First off, big thanks to editor Treva Harte at Loose-Id for making me an offer on this novella five (gulp) years ago and making me another offer last year, and to fabulous cover artist Christine M. Griffin who obligingly made Rochester look a bit more grubby at my suggestion. And although the flying critters may be bats elsewhere, they’re crows, I’m telling you. Crows. This is Bronte country.

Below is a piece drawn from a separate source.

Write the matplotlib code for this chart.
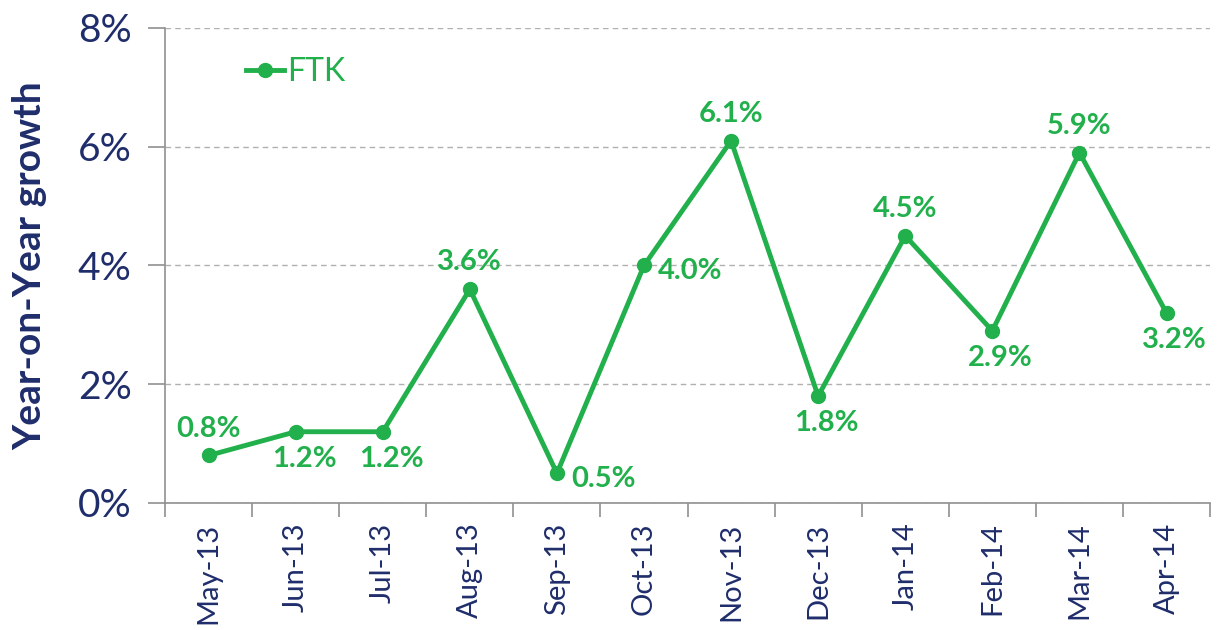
import matplotlib
matplotlib.use("Agg")
import matplotlib.pyplot as plt
from matplotlib.ticker import FuncFormatter

categories = ["May-13", "Jun-13", "Jul-13", "Aug-13", "Sep-13", "Oct-13",
              "Nov-13", "Dec-13", "Jan-14", "Feb-14", "Mar-14", "Apr-14"]
ftk = [0.8, 1.2, 1.2, 3.6, 0.5, 4.0, 6.1, 1.8, 4.5, 2.9, 5.9, 3.2]
label_pos = ["above", "below", "below", "above", "right", "right",
             "above", "below", "above", "below", "above", "below"]

green = "#21b04b"
navy = "#1f2d6b"
plt.rcParams['font.family'] = ['Lato', 'DejaVu Sans']

fig = plt.figure(figsize=(12.26, 6.3), dpi=100)
ax = fig.add_axes([0.1346, 0.2016, 0.8524, 0.754])

x = list(range(len(categories)))
ax.plot(x, ftk, color=green, lw=3.5, marker='o', ms=10, label="FTK", zorder=3)

for xi, v, p in zip(x, ftk, label_pos):
    txt = f"{v:.1f}%"
    if p == "above":
        ax.annotate(txt, (xi, v), xytext=(0, 10), textcoords='offset points',
                    ha='center', va='bottom', color=green, fontsize=21, fontweight='bold')
    elif p == "below":
        ax.annotate(txt, (xi, v), xytext=(6, -10), textcoords='offset points',
                    ha='center', va='top', color=green, fontsize=21, fontweight='bold')
    else:
        ax.annotate(txt, (xi, v), xytext=(10, -4), textcoords='offset points',
                    ha='left', va='center', color=green, fontsize=21, fontweight='bold')

ax.set_xlim(-0.5, len(categories) - 0.5)
ax.set_ylim(0, 8)
ax.set_yticks([0, 2, 4, 6, 8])
ax.yaxis.set_major_formatter(FuncFormatter(lambda v, _: f"{v:.0f}%"))
ax.grid(axis='y', color='#b0b0b0', ls=(0, (4, 3)), lw=1)
ax.set_axisbelow(True)

ax.set_xticks(x)
ax.set_xticklabels(categories, rotation=90, fontsize=21, color=navy)
ax.tick_params(axis='x', which='major', length=0, pad=14)
ax.set_xticks([i - 0.5 for i in range(len(categories) + 1)], minor=True)
ax.tick_params(axis='x', which='minor', length=10, color='#909090', width=1.2)
ax.tick_params(axis='y', labelsize=28, labelcolor=navy, length=12, color='#909090', width=1.2, pad=12)

for s in ['top', 'right']:
    ax.spines[s].set_visible(False)
for s in ['left', 'bottom']:
    ax.spines[s].set_color('#909090')
    ax.spines[s].set_linewidth(1.2)

ax.set_ylabel("Year-on-Year growth", fontsize=28, fontweight='bold', color=navy, labelpad=22)

leg = ax.legend(loc='upper left', bbox_to_anchor=(0.065, 0.965), frameon=False,
                fontsize=23, handlelength=1.2, handletextpad=0.1, borderaxespad=0)
for t in leg.get_texts():
    t.set_color(green)

fig.savefig("out.png", dpi=100)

This novella has been in the works a long, long time. I blogged about it here in a post on Jane Eyre in 2005, which was around the same time a NY editor sent me a wounded rejection that included the phrase I don’t want Jane to be a slut. I still think that’s one of the most fabulous rejections I have ever received. It’s also interesting how things have changed in five years. Re-reading the novella in preparation for editing and sending in to Loose-Id, I was struck at how tame most of the dirty stuff is. All fairly ho-hum (oh, go wash your mouth out with soap) vanilla stuff.

So why did I take that great icon of romance, Jane Eyre, and subvert her? I guess I’m just a troublemaker. Also, Jane isn’t the heroine, although she does behave, er, sluttishly (but no more and no less than anyone else in the book). I wrote it because Jane Eyre fascinates and impresses me and lures me in to read it again and again; and also because I admire Bronte’s marvelous, spare, sinewy prose. I wanted to include quotes within the novella, and I’ll be really interested to see if readers recognize them–some, the title for instance, are obvious. I’m particularly proud of the way the last line falls into place. You’ll see why.

It’s a bit of a departure for me but I’m writing under my own name; I have no innocence or innocents to protect. And I’m very proud of this novella.

I’d love everyone to rush off and buy it and I will be picking a winner here on Wednesday at noon EST. But–WARNING–do not buy this e-novella if you have strong feelings about Jane Eyre as the iconic great grandmother of romance.

So, let’s talk about Jane Eyre. Why is the novel important to YOU?